Образ Чинаски – это тюрьма для его создателя, потому что сама профессиональная ставка последнего была подкреплена необходимостью соответствия первому. Поэтому то, что в последнем романе Буковски внезапно порывает свою связь с Чинаски, прочитывается как финальная попытка автора выбраться из тюрьмы своего персонажа, а значит – уничтожить саму свою аутомифопоэтическую стратегию, разорвать связь субъективации и субъектификации, на которой держалось всё здание его творческого проекта длиною в целую жизнь.
Вся эта игра в собственный миф действительно приносила плоды и обеспечивала авторскую славу, однако что может быть хуже для зрелого художника, чем подобная безальтернативность? Однажды Буковски уже сформулировал свой аутомифопоэтический манифест в стихотворении No leaders, please:
И всё это так, и действительно – Буковски изобрел сам себя, он дал себе форму, которую назвал Чинаски… Вот только переизобрести эту форму он не сумел, и теперь, что уж там, ее очень просто классифицировать.
Буковски прекрасно осознавал всю степень своей зависимости от Чинаски, но честно отыгрывал роль до конца. Само по себе это похвально: он знал, чем обеспечена его слава, и не пытался от этого ускользнуть или отказаться. Однако со временем тут и там проявлялась усталость, кульминация которой как раз и представлена в «Макулатуре», где имя «Генри Чинаски» вполне издевательски прозвучит лишь один раз и без всякого отношения к сюжету.
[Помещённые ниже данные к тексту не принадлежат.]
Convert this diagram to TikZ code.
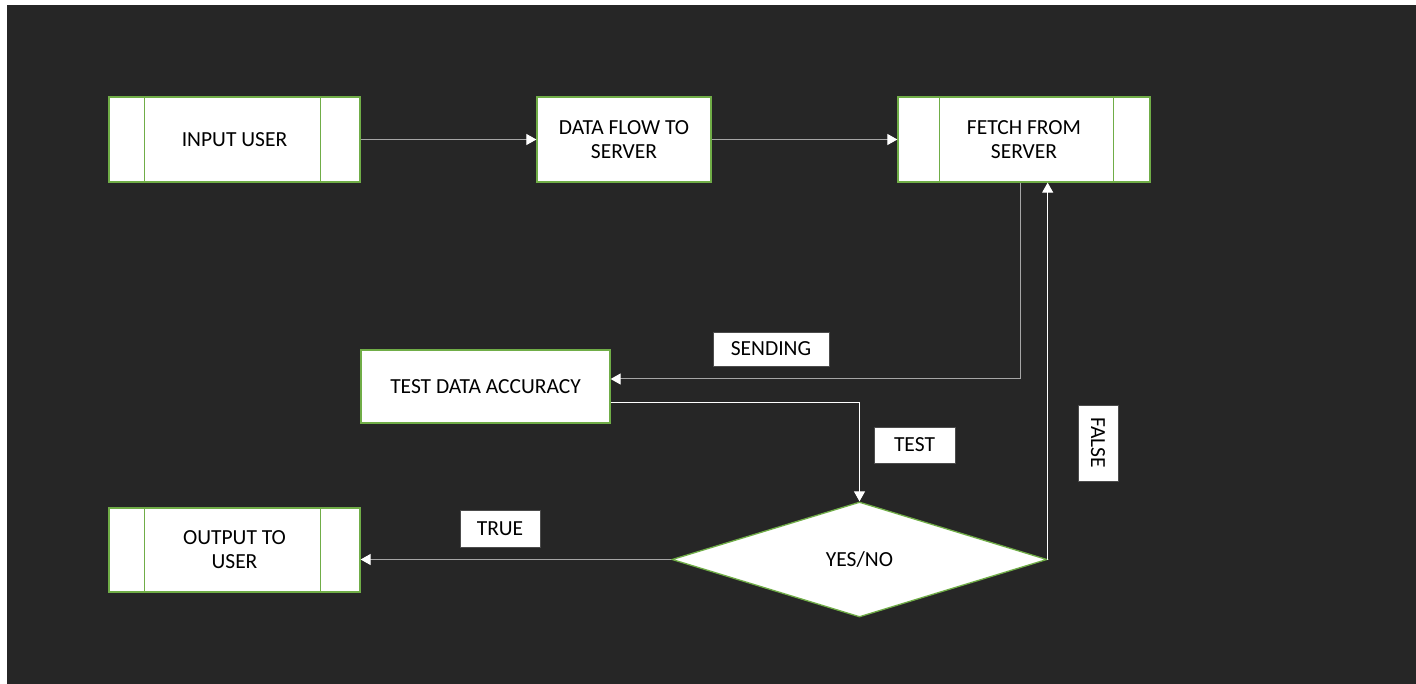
\documentclass[tikz,border=0pt]{standalone}
\usepackage{fontspec}
\setmainfont{Carlito}
\usetikzlibrary{shapes.geometric,arrows.meta,calc}
\definecolor{bg}{HTML}{262626}
\definecolor{boxgreen}{HTML}{70AD47}
\definecolor{linegray}{HTML}{A6A6A6}
\begin{document}
\begin{tikzpicture}[x=1pt,y=-1pt,
  every node/.style={font=\fontsize{21.5}{24}\selectfont, text=black, align=center},
  procbox/.style={draw=boxgreen, line width=1.3pt, fill=white, rectangle, inner sep=0pt},
  decbox/.style={draw=boxgreen, line width=1.3pt, fill=white, diamond, inner sep=0pt, minimum width=375pt, minimum height=115pt},
  lbl/.style={fill=white, draw=black!70, line width=0.4pt, rectangle, inner sep=0pt},
  conn/.style={draw=linegray, line width=1pt, -{Triangle[width=11pt,length=10pt,fill=white,color=white]}},
  connw/.style={draw=white, line width=1pt, -{Triangle[width=11pt,length=10pt,fill=white,color=white]}},
]
\useasboundingbox (0,0) rectangle (1416,684);
\fill[white] (0,0) rectangle (1416,684);
\fill[bg] (7,5) rectangle (1416,684);

% process nodes
\node[procbox, minimum width=251pt, minimum height=85pt] (in) at (234.5,139.5) {INPUT USER};
\node[procbox, minimum width=174pt, minimum height=85pt] (df) at (624,139.5) {DATA FLOW TO\\SERVER};
\node[procbox, minimum width=252pt, minimum height=85pt] (fe) at (1024,139.5) {FETCH FROM\\SERVER};
\node[procbox, minimum width=249pt, minimum height=73pt] (test) at (485.5,386.5) {TEST DATA ACCURACY};
\node[procbox, minimum width=251pt, minimum height=84pt] (out) at (234.5,550) {OUTPUT TO\\USER};
\node[decbox] (dia) at (859.5,559.5) {YES/NO};

% inner bars of predefined-process boxes
\draw[boxgreen, line width=1.3pt] ($(in.north west)+(36,0)$) -- ($(in.south west)+(36,0)$);
\draw[boxgreen, line width=1.3pt] ($(in.north east)+(-40,0)$) -- ($(in.south east)+(-40,0)$);
\draw[boxgreen, line width=1.3pt] ($(fe.north west)+(42,0)$) -- ($(fe.south west)+(42,0)$);
\draw[boxgreen, line width=1.3pt] ($(fe.north east)+(-37,0)$) -- ($(fe.south east)+(-37,0)$);
\draw[boxgreen, line width=1.3pt] ($(out.north west)+(36,0)$) -- ($(out.south west)+(36,0)$);
\draw[boxgreen, line width=1.3pt] ($(out.north east)+(-40,0)$) -- ($(out.south east)+(-40,0)$);

% helper coordinates
\coordinate (s1) at (1020,379);
\coordinate (t1) at (861,402);

% connectors
\draw[conn] (in.east) -- (df.west);
\draw[conn] (df.east) -- (fe.west);
\draw[conn] (fe.south -| s1) |- (test.east |- s1);
\draw[connw] (test.east |- t1) -| (dia.north);
\draw[connw] (dia.east) -- (dia.east |- fe.south);
\draw[conn] (dia.west) -- (out.east |- dia.west);

% labels
\node[lbl, minimum width=116pt, minimum height=34pt] (lsend) at (771,349) {SENDING};
\node[lbl, minimum width=81pt, minimum height=36pt] (ltest) at (914.5,445) {TEST};
\node[lbl, minimum width=40pt, minimum height=76pt] (lfalse) at (1098,443) {};
\node[rotate=-90, inner sep=0pt] (lfalsetext) at (lfalse.center) {FALSE};
\node[lbl, minimum width=80pt, minimum height=37pt] (ltrue) at (500,528.5) {TRUE};
\end{tikzpicture}
\end{document}
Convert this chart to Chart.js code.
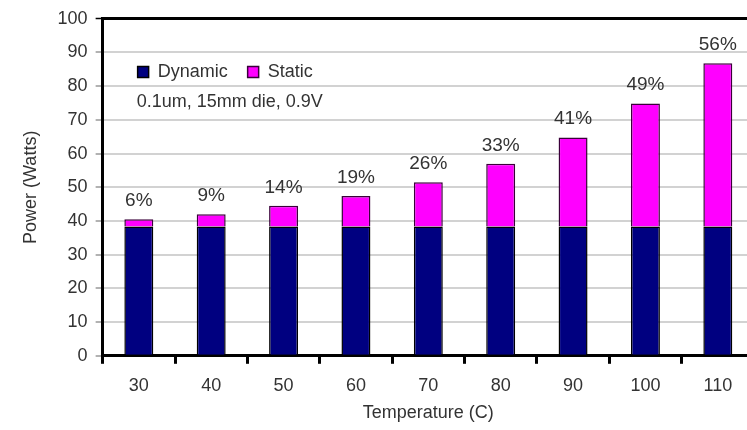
<!DOCTYPE html>
<html><head><meta charset="utf-8">
<script src="https://cdn.jsdelivr.net/npm/chart.js@4.4.1/dist/chart.umd.min.js"></script>
<style>
html,body{margin:0;padding:0;background:#fff;overflow:hidden;width:747px;height:430px}
#wrap{position:relative;width:760px;height:430px}
</style>
</head><body>
<div id="wrap"><canvas id="c" width="760" height="430"></canvas></div>
<script>
// ---- data ----
const temperatures = ['30','40','50','60','70','80','90','100','110'];
const dynamicPower = [38.4, 38.4, 38.4, 38.4, 38.4, 38.4, 38.4, 38.4, 38.4];
const staticPower  = [2.1, 3.6, 6.1, 9.0, 13.1, 18.6, 26.4, 36.5, 48.4];
const staticShare  = ['6%','9%','14%','19%','26%','33%','41%','49%','56%'];
const seriesNames  = ['Dynamic','Static'];
const noteText     = '0.1um, 15mm die, 0.9V';
const xTitle       = 'Temperature (C)';
const yTitle       = 'Power (Watts)';
const yMin = 0, yMax = 100, yStep = 10;

const FONT = "'Liberation Sans', Arial, sans-serif";
const TXT = '#333333';

const annot = {
  id: 'annot',
  beforeUpdate(chart) {
    if (chart.legend) chart.legend.isHorizontal = () => true;
  },
  afterLayout(chart) {
    const lg = chart.legend;
    if (!lg) return;
    const pad = lg.options.labels.padding;
    const dx = (chart.chartArea.left + 35 - pad) - lg.left;
    const dy = (63 - pad) - lg.top;
    lg.left += dx; lg.right += dx; lg.top += dy; lg.bottom += dy;
  },
  afterDatasetsDraw(chart) {
    const ctx = chart.ctx;
    const meta = chart.getDatasetMeta(1);
    ctx.save();
    ctx.fillStyle = TXT;
    ctx.font = "19px " + FONT;
    ctx.textAlign = 'center';
    ctx.textBaseline = 'alphabetic';
    meta.data.forEach((bar, i) => {
      ctx.fillText(staticShare[i], bar.x, bar.y - 13);
    });
    ctx.font = "18px " + FONT;
    ctx.textAlign = 'left';
    ctx.textBaseline = 'middle';
    ctx.fillText(noteText, chart.chartArea.left + 34, 102);
    ctx.restore();
  }
};

new Chart(document.getElementById('c'), {
  type: 'bar',
  data: {
    labels: temperatures,
    datasets: [
      {label: seriesNames[0], data: dynamicPower, backgroundColor: '#000080', borderColor: '#000000', borderWidth: 1.5},
      {label: seriesNames[1], data: staticPower, backgroundColor: '#ff00ff', borderColor: '#3a003a', borderWidth: 1.5}
    ]
  },
  options: {
    responsive: false,
    animation: false,
    devicePixelRatio: 1,
    layout: {padding: {top: 17, right: 6, bottom: 0, left: 16}},
    datasets: {bar: {barPercentage: 0.4, categoryPercentage: 1}},
    plugins: {
      legend: {
        position: 'chartArea', align: 'start',
        labels: {boxWidth: 11, boxHeight: 11, padding: 20, color: TXT, font: {family: FONT, size: 18}}
      },
      tooltip: {enabled: false}
    },
    scales: {
      x: {
        stacked: true,
        offset: true,
        grid: {offset: true, drawOnChartArea: false, drawTicks: true, tickLength: 8, tickWidth: 3, tickColor: '#000'},
        border: {display: true, color: '#000', width: 3},
        ticks: {padding: 11, color: TXT, font: {family: FONT, size: 18}, maxRotation: 0},
        title: {display: true, text: xTitle, color: TXT, font: {family: FONT, size: 18}, padding: {top: -5, bottom: 6}}
      },
      y: {
        stacked: true,
        min: yMin, max: yMax,
        ticks: {stepSize: yStep, padding: 8, color: TXT, font: {family: FONT, size: 18}},
        grid: {
          color: c => (c.tick && c.tick.value === yMax) ? '#000' : '#d2d2d2',
          lineWidth: c => (c.tick && c.tick.value === yMax) ? 3 : 2,
          tickColor: c => (c.tick && c.tick.value === yMax) ? '#000' : '#999',
          tickLength: 7, tickWidth: 1.5
        },
        border: {color: '#000', width: 3},
        title: {display: true, text: yTitle, color: TXT, font: {family: FONT, size: 18}, padding: {top: 4, bottom: 8}}
      }
    }
  },
  plugins: [annot]
});
</script>
</body></html>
Итак, никакого больше Чинаски, никакого романтического художника-изгоя, никакой больше аутомифопоэтики! Вместо этого – чистая бессубъектная и деиндивидуализированная калька с откровенно плохой литературы, издевательское и блестящее самоубийство автора – как жест спасения от давящей власти собственного мифотворчества. По иронии, автор здесь умирает вовсе не потому, что за него говорят социальные структуры, но именно потому, что он сам хочет избавиться от давления этих структур, материализовавшихся в его персонаже!
В «Макулатуре» Буковски стирает себя со скрижалей своей затянувшейся поэмы, и вскоре за жестом литературного самоубийства следует смерть самого писателя. Это грустно и весело одновременно: убив Чинаски, должен погибнуть и сам Буковски, но эта двойная смерть – настоящее избавление. Или не так?
Избавление от плохой литературы – еще может быть, но явно не избавление друг от друга, если учесть, что Буковски и Чинаски даже умирают вместе (год выхода «Макулатуры» – это и год смерти ее автора). И после смерти их ожидает исключительно совместное существование в литературной истории.
Значит ли это, что персонаж победил? Возможно. Вот только победа его – это одновременно и победа его автора. Значит, они в расчете.